Already a GIA Graduate Gemologist, Anna wanted to further her education by learning how to use the GIA’s pearl description system. “Having only touched upon pearl grading during my gemology studies, I was keen to learn more about the fascinating world of pearls as they are a timeless classic and popular in both antique and modern jewellery. It is important to grade pearls accurately, not just for my Valuation work but also when sourcing pearls for our stores.”
Covering natural and cultured pearls, saltwater and freshwater pearls, the course comprised all aspects of pearl grading and Anna learnt how to grade using the 7 Value Factor grading system.
“I think the most fascinating characteristic of a pearl is its Colour” said Anna. The colour is made up of three different values:
- dominant bodycolour,
- overtone – the subtle colour that seems to float over the surface of the pearl, and
- orient – the play of colour or iridescence which is evident when the pearl moves.
These black Tahitian pearls vary in overtone from pink to green.
Luster is another important characteristic and is defined as the light that is reflected from the surface or sometimes from within the pearl creating “an inner glow”. Luster can be bright, shiny and glossy while others have a more subtle satin finish.
Shape can vary considerably because pearls are a natural product. Although the more valuable pearls tend to be regular and symmetrical, the more unusual shapes, known as Baroque, have a unique appeal and charm all of their own.
Other factors that need to be graded include size, surface, nacre, blemishes and matching (eg. string of pearls).
“We learnt about the commercially important types of pearl which include Tahitian, South Sea, Akoya and Chinese Freshwater Pearls. Examples of all of these can be seen in-store.”
9 Interesting Facts about Pearls
- Historically, pearls have represented purity and beauty.
- Pearls are the only jewels to be created by a living animal, a mollusc.

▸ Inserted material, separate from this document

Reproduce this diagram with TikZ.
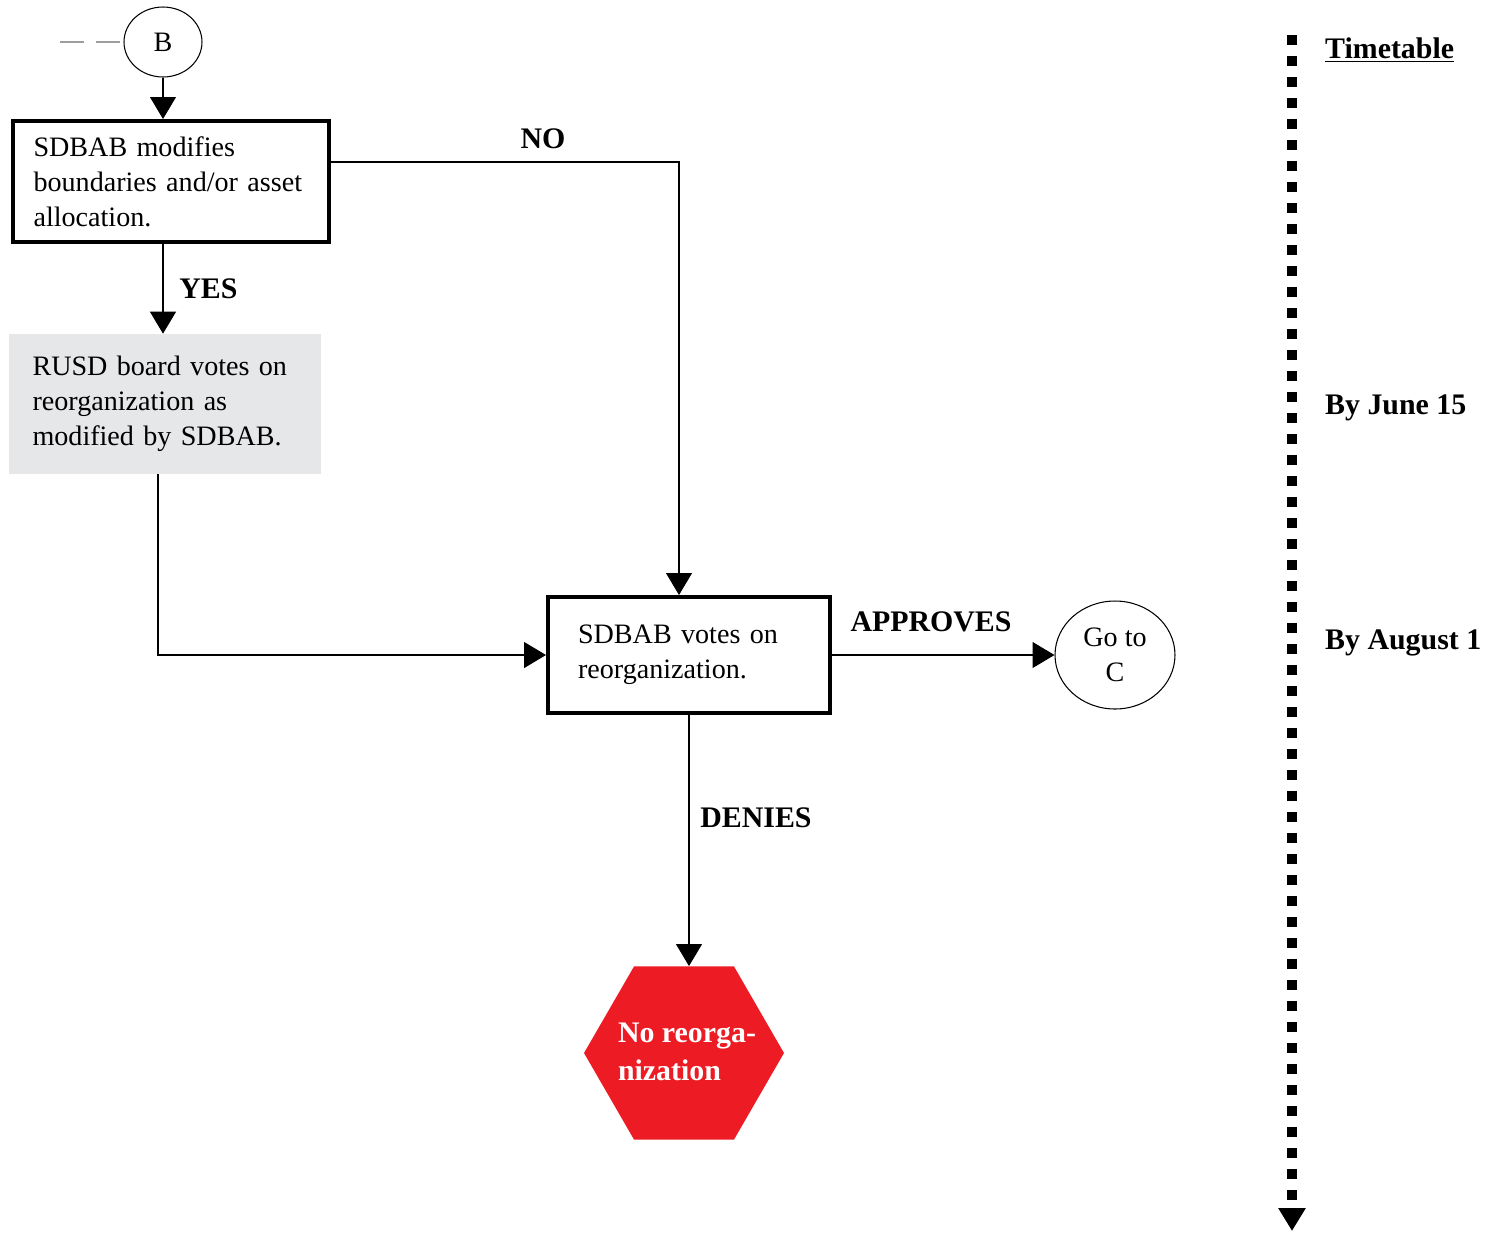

- All pearl oysters are born male and transform into females around 3 years old.
- Freshwater pearls make up 95% of the total global pearl production, the majority farmed in China.

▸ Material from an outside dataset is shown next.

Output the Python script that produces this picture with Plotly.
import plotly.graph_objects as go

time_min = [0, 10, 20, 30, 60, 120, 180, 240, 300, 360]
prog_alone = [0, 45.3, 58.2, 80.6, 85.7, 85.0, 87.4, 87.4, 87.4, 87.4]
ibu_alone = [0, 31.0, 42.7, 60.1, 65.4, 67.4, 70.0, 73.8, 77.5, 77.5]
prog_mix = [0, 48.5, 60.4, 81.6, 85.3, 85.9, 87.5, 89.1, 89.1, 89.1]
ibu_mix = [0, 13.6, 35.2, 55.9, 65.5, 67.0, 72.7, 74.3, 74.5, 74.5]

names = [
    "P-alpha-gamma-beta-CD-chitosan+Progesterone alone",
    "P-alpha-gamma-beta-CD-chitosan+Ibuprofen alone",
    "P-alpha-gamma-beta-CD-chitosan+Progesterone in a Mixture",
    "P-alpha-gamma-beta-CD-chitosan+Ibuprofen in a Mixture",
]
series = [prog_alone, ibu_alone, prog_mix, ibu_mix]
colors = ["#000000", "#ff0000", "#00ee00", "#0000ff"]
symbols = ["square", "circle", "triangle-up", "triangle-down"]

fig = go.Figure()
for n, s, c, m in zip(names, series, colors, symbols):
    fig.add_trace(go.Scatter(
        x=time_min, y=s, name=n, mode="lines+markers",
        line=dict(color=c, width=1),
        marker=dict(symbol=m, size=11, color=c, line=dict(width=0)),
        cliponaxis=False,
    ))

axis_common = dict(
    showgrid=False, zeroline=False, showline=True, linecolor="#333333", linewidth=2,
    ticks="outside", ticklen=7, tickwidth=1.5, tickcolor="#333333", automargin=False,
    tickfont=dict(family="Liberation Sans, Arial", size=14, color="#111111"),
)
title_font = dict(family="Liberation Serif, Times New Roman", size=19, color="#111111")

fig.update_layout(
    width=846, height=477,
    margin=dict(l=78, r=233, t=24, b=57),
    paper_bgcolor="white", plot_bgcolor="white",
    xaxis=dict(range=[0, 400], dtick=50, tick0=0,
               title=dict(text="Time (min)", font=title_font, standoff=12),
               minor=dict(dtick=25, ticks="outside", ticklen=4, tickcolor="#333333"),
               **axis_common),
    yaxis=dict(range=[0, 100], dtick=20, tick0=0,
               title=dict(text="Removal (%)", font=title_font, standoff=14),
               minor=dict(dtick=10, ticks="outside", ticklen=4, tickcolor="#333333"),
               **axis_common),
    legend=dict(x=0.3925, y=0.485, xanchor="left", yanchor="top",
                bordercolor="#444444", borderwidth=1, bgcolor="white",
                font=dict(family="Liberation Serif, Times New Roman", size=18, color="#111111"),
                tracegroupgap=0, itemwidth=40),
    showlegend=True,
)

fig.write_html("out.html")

- Freshwater mussels may produce 30 to 50 pearls at a time, while a salt water mussel typically grows only one.
- “Mother of Pearl” comes from the oyster shell.
- Rub a pearl against your teeth – real pearls will feel gritty while imitations will be smooth.
- One of the most famous pearls in the world is “La Peregrina” (Spanish for pilgrim). The original weight of this pearl was 223.8 grains (equivalent to 55.95 carats) but after drilling and cleaning, the weight dropped to 203.84 grains.
- People were fishing for pearls over 3,000 years ago – evidence has been uncovered in excavations at an ancient settlement in Bahrain, near Saudi Arabia.
How to Care for Pearls
You need to take care of pearls as they are not as tough as other gemstones and can easily be damaged by contact with hard surfaces. As they are porous, pearls are particularly susceptible to chemicals. Perfume, makeup and hairspray all contain ingredients that can permanently dull a pearl’s appearance. Cleaning products containing chemicals such as ammonia and chlorine can quickly damage pearls and even chlorinated swimming pool water should be avoided.
Pearls require moisture, so you should consider where you store them – avoid airtight containers. The human body provides just the right amount of moisture and so pearls that are regularly worn and properly cared for, will look fantastic for decades. Just clean your pearls with a soft damp cloth, ideally after each time you wear them.